If the return value of this method is Ok(n), then implementations must guarantee that 0 <= n <= buf.len(). A nonzero n value indicates that the buffer buf has been filled in with n bytes of data from this source. If n is 0, then it can indicate one of two scenarios:

  1. This reader has reached its “end of file” and will likely no longer be able to produce bytes. Note that this does not mean that the reader will always no longer be able to produce bytes. As an example, on Linux, this method will call the recv syscall for a TcpStream, where returning zero indicates the connection was shut down correctly. While for File, it is possible to reach the end of file and get zero as result, but if more data is appended to the file, future calls to read will return more data.
  2. The buffer specified was 0 bytes in length.
4 Likes

A TCP stream is a potential infinity long stream of bytes.
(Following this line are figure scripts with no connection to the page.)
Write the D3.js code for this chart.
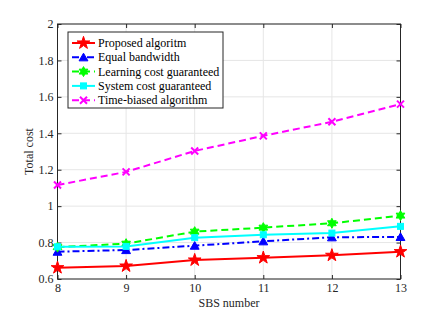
<!DOCTYPE html>
<html lang="en">
<head>
  <meta charset="UTF-8">
  <title>Total cost vs SBS number</title>
  <script src="https://d3js.org/d3.v7.min.js"></script>
</head>
<body style="margin: 0; overflow: hidden; background: #fff;">

<script>
  //Chart data
  const sbsNumbers = [8, 9, 10, 11, 12, 13];
  const proposed = [0.662, 0.671, 0.704, 0.717, 0.730, 0.750];
  const equalBandwidth = [0.750, 0.759, 0.783, 0.807, 0.829, 0.831];
  const learningCost = [0.775, 0.794, 0.860, 0.882, 0.906, 0.948];
  const systemCost = [0.777, 0.779, 0.827, 0.843, 0.852, 0.889];
  const timeBiased = [1.116, 1.188, 1.303, 1.386, 1.463, 1.560];
  const yTicks = [0.6, 0.8, 1, 1.2, 1.4, 1.6, 1.8, 2];

  const series = [
    { name: 'Proposed algoritm', values: proposed, color: '#ff0000', dash: null, marker: 'star' },
    { name: 'Equal bandwidth', values: equalBandwidth, color: '#0000ff', dash: '7,3,2,3', marker: 'triangle' },
    { name: 'Learning cost guaranteed', values: learningCost, color: '#00ff00', dash: '7,4', marker: 'hexstar' },
    { name: 'System cost guaranteed', values: systemCost, color: '#00ffff', dash: null, marker: 'square' },
    { name: 'Time-biased algorithm', values: timeBiased, color: '#ff00ff', dash: '7,4', marker: 'cross' }
  ];

  const width = 443, height = 313;
  const margin = { top: 24, right: 42.5, bottom: 34, left: 57.5 };
  const innerW = width - margin.left - margin.right;
  const innerH = height - margin.top - margin.bottom;

  const svg = d3.select('body').append('svg')
    .attr('width', width)
    .attr('height', height)
    .style('font-family', '"Liberation Serif", "Times New Roman", serif');

  const x = d3.scaleLinear().domain([8, 13]).range([0, innerW]);
  const y = d3.scaleLinear().domain([0.6, 2]).range([innerH, 0]);

  const g = svg.append('g').attr('transform', `translate(${margin.left},${margin.top})`);

  //Grid lines
  g.append('g').selectAll('line').data(sbsNumbers).join('line')
    .attr('x1', d => x(d)).attr('x2', d => x(d))
    .attr('y1', 0).attr('y2', innerH)
    .attr('stroke', '#e6e6e6').attr('stroke-width', 1);
  g.append('g').selectAll('line').data(yTicks).join('line')
    .attr('x1', 0).attr('x2', innerW)
    .attr('y1', d => y(d)).attr('y2', d => y(d))
    .attr('stroke', '#e6e6e6').attr('stroke-width', 1);

  //Axes, ticks inward
  const axisColor = '#262626';
  const styleAxis = sel => {
    sel.select('.domain').remove();
    sel.selectAll('.tick line').attr('stroke', axisColor);
    sel.selectAll('.tick text').attr('fill', axisColor).style('font-size', '12px')
      .style('font-family', '"Liberation Serif", "Times New Roman", serif');
  };
  g.append('g').attr('transform', `translate(0,${innerH})`)
    .call(d3.axisBottom(x).tickValues(sbsNumbers).tickFormat(d3.format('d')).tickSize(-4).tickPadding(4))
    .call(styleAxis);
  g.append('g')
    .call(d3.axisTop(x).tickValues(sbsNumbers).tickSize(-4).tickFormat(''))
    .call(styleAxis);
  g.append('g')
    .call(d3.axisLeft(y).tickValues(yTicks).tickFormat(d => d).tickSize(-4).tickPadding(4))
    .call(styleAxis);
  g.append('g').attr('transform', `translate(${innerW},0)`)
    .call(d3.axisRight(y).tickValues(yTicks).tickSize(-4).tickFormat(''))
    .call(styleAxis);

  //Box
  g.append('rect')
    .attr('width', innerW).attr('height', innerH)
    .attr('fill', 'none').attr('stroke', axisColor).attr('stroke-width', 1);

  //Axis labels
  svg.append('text')
    .attr('x', margin.left + innerW / 2).attr('y', 307)
    .attr('text-anchor', 'middle').attr('fill', axisColor)
    .style('font-size', '12px').text('SBS number');
  svg.append('text')
    .attr('transform', `translate(33,${margin.top + innerH / 2}) rotate(-90)`)
    .attr('text-anchor', 'middle').attr('fill', axisColor)
    .style('font-size', '12px').text('Total cost');

  //Marker drawing
  const drawMarker = function(sel, s, cx, cy) {
    const m = sel.append('g').attr('transform', `translate(${cx},${cy})`);
    switch (s.marker) {
      case 'star':
        m.append('path').attr('d', d3.symbol(d3.symbolStar, 50)())
          .attr('fill', s.color).attr('stroke', s.color).attr('stroke-width', 1);
        break;
      case 'triangle':
        m.append('path').attr('d', d3.symbol(d3.symbolTriangle, 34)())
          .attr('transform', 'translate(0,1)')
          .attr('fill', s.color).attr('stroke', s.color).attr('stroke-width', 1);
        break;
      case 'hexstar': {
        const pts = [];
        for (let i = 0; i < 12; i++) {
          const r = i % 2 === 0 ? 5 : 2.8;
          const a = Math.PI / 6 * i - Math.PI / 2;
          pts.push([r * Math.cos(a), r * Math.sin(a)]);
        }
        m.append('polygon').attr('points', pts.map(p => p.join(',')).join(' '))
          .attr('fill', s.color).attr('stroke', s.color).attr('stroke-width', 1);
        break;
      }
      case 'square':
        m.append('rect').attr('x', -3).attr('y', -3).attr('width', 6).attr('height', 6)
          .attr('fill', s.color).attr('stroke', s.color).attr('stroke-width', 1);
        break;
      case 'cross':
        m.append('path').attr('d', 'M-3.5,-3.5L3.5,3.5M-3.5,3.5L3.5,-3.5')
          .attr('stroke', s.color).attr('stroke-width', 2);
        break;
    }
  };

  //Lines
  const line = d3.line().x((d, i) => x(sbsNumbers[i])).y(d => y(d));
  series.forEach(s => {
    g.append('path')
      .datum(s.values)
      .attr('d', line)
      .attr('fill', 'none')
      .attr('stroke', s.color)
      .attr('stroke-width', 2)
      .attr('stroke-dasharray', s.dash);
    s.values.forEach((v, i) => drawMarker(g, s, x(sbsNumbers[i]), y(v)));
  });

  //Legend
  const legend = svg.append('g').attr('transform', 'translate(68,32)');
  legend.append('rect')
    .attr('width', 155).attr('height', 76)
    .attr('fill', '#fff').attr('stroke', axisColor).attr('stroke-width', 1);
  series.forEach((s, i) => {
    const ly = 11 + i * 14.3;
    legend.append('line')
      .attr('x1', 4).attr('x2', 27).attr('y1', ly).attr('y2', ly)
      .attr('stroke', s.color).attr('stroke-width', 2)
      .attr('stroke-dasharray', s.dash);
    drawMarker(legend, s, 15.5, ly);
    legend.append('text')
      .attr('x', 30).attr('y', ly + 4)
      .attr('fill', '#000').style('font-size', '12px')
      .text(s.name);
  });
</script>

</body>
</html>
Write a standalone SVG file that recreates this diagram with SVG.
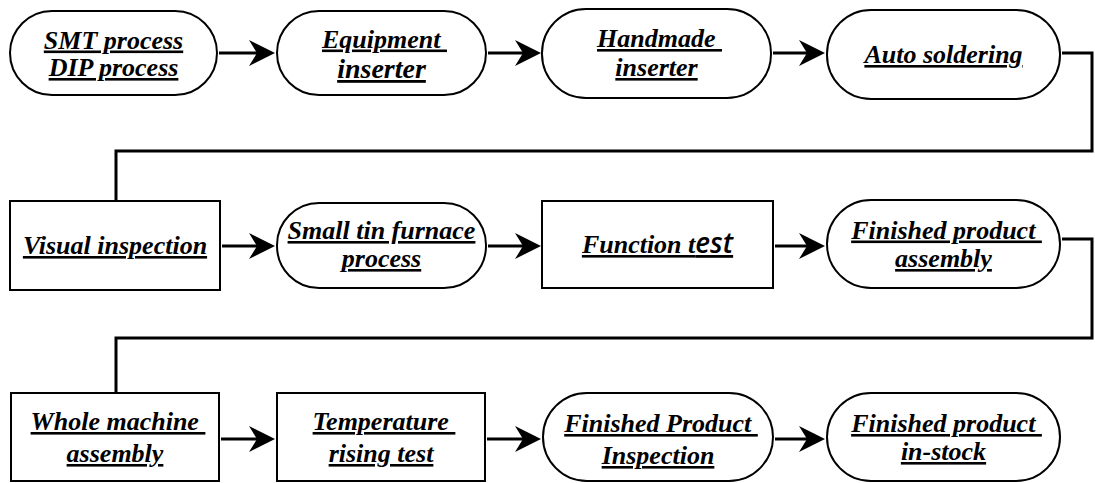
<svg xmlns="http://www.w3.org/2000/svg" width="1095" height="483" viewBox="0 0 1095 483">
<style>
.pill,.box{fill:#fff;stroke:#000;stroke-width:2}
.conn{fill:none;stroke:#000;stroke-width:3}
text{font-family:"Liberation Serif",serif;font-weight:bold;font-style:italic;font-size:26px;text-anchor:middle;text-decoration:underline;fill:#000}
</style>
<defs>
<marker id="ah" markerUnits="userSpaceOnUse" markerWidth="28" markerHeight="26" refX="8" refY="13" orient="auto" viewBox="0 0 28 26"><path d="M0,0 L26,13 L0,26 L8,13 Z" fill="#000"/></marker>
</defs>
<rect width="1095" height="483" fill="#fff"/>
<g id="connectors">
<path class="conn" d="M219,53 H257" marker-end="url(#ah)"/>
<path class="conn" d="M488,53 H523" marker-end="url(#ah)"/>
<path class="conn" d="M773,53 H807" marker-end="url(#ah)"/>
<path class="conn" d="M1062,53 H1092 V151 H116 V201"/>
<path class="conn" d="M222,246 H257" marker-end="url(#ah)"/>
<path class="conn" d="M488,246 H523" marker-end="url(#ah)"/>
<path class="conn" d="M775,246 H807" marker-end="url(#ah)"/>
<path class="conn" d="M1062,239 H1092 V338 H116 V393"/>
<path class="conn" d="M221,439 H257" marker-end="url(#ah)"/>
<path class="conn" d="M487,439 H523" marker-end="url(#ah)"/>
<path class="conn" d="M775,439 H807" marker-end="url(#ah)"/>
</g>
<g id="n1"><rect class="pill" x="10" y="11" width="207" height="84" rx="42"/><text x="113.5" y="48.5">SMT process</text><text x="113.5" y="76">DIP process</text></g>
<g id="n2"><rect class="pill" x="277" y="11" width="209" height="84" rx="42"/><text x="384.5" y="47.5" xml:space="preserve">Equipment </text><text x="381.5" y="78" style="font-size:28px">inserter</text></g>
<g id="n3"><rect class="pill" x="542" y="9" width="229" height="89" rx="44"/><text x="659.5" y="47" xml:space="preserve">Handmade </text><text x="656.5" y="76">inserter</text></g>
<g id="n4"><rect class="pill" x="827" y="10" width="233" height="89" rx="44"/><text x="943.5" y="63">Auto soldering</text></g>
<g id="n5"><rect class="box" x="10" y="201" width="210" height="89"/><text x="115" y="254">Visual inspection</text></g>
<g id="n6"><rect class="pill" x="277" y="203" width="209" height="85" rx="42"/><text x="381.5" y="239">Small tin furnace</text><text x="381.5" y="267">process</text></g>
<g id="n7"><rect class="box" x="542" y="201" width="231" height="87"/><text x="657.5" y="253">Function t<tspan style="font-family:'Open Sans',sans-serif;font-weight:600;font-size:28px">est</tspan></text></g>
<g id="n8"><rect class="pill" x="827" y="200" width="233" height="88" rx="44"/><text x="946.5" y="238.5" xml:space="preserve">Finished product </text><text x="943.5" y="267">assembly</text></g>
<g id="n9"><rect class="box" x="11" y="393" width="208" height="88"/><text x="118" y="430" xml:space="preserve">Whole machine </text><text x="115" y="462">assembly</text></g>
<g id="n10"><rect class="box" x="277" y="393" width="208" height="88"/><text x="384" y="430" xml:space="preserve">Temperature </text><text x="381" y="462">rising test</text></g>
<g id="n11"><rect class="pill" x="543" y="393" width="230" height="88" rx="44"/><text x="661" y="432" xml:space="preserve">Finished Product </text><text x="658" y="464">Inspection</text></g>
<g id="n12"><rect class="pill" x="827" y="393" width="233" height="88" rx="44"/><text x="946.5" y="432" xml:space="preserve">Finished product </text><text x="943.5" y="460">in-stock</text></g>
</svg>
Within that stream one might be sending lots of discrete messages. It's necessary to have some protocol in place to enable detecting when each message begins and ends.

Simple schemes are:

  1. Send a message length before sending the actual data of the message, then read as many bytes as that length specifies.
  2. Send some special marker at the end of a message (Be sure that whatever that marker is it is never a valid symbol in the message or arrange some escape sequence of it in the message)
  3. Good old HTTP solves this by just closing the connection after sending an HTML page.

Just now I'm trying to interface to a system that sends messages in JSON format over TCP. To indicate the end of a message they send a form feed character (0x0C ). Simple but effective.

4 Likes

Hi and thank you for your answer. Yes, all this what you've said makes sense.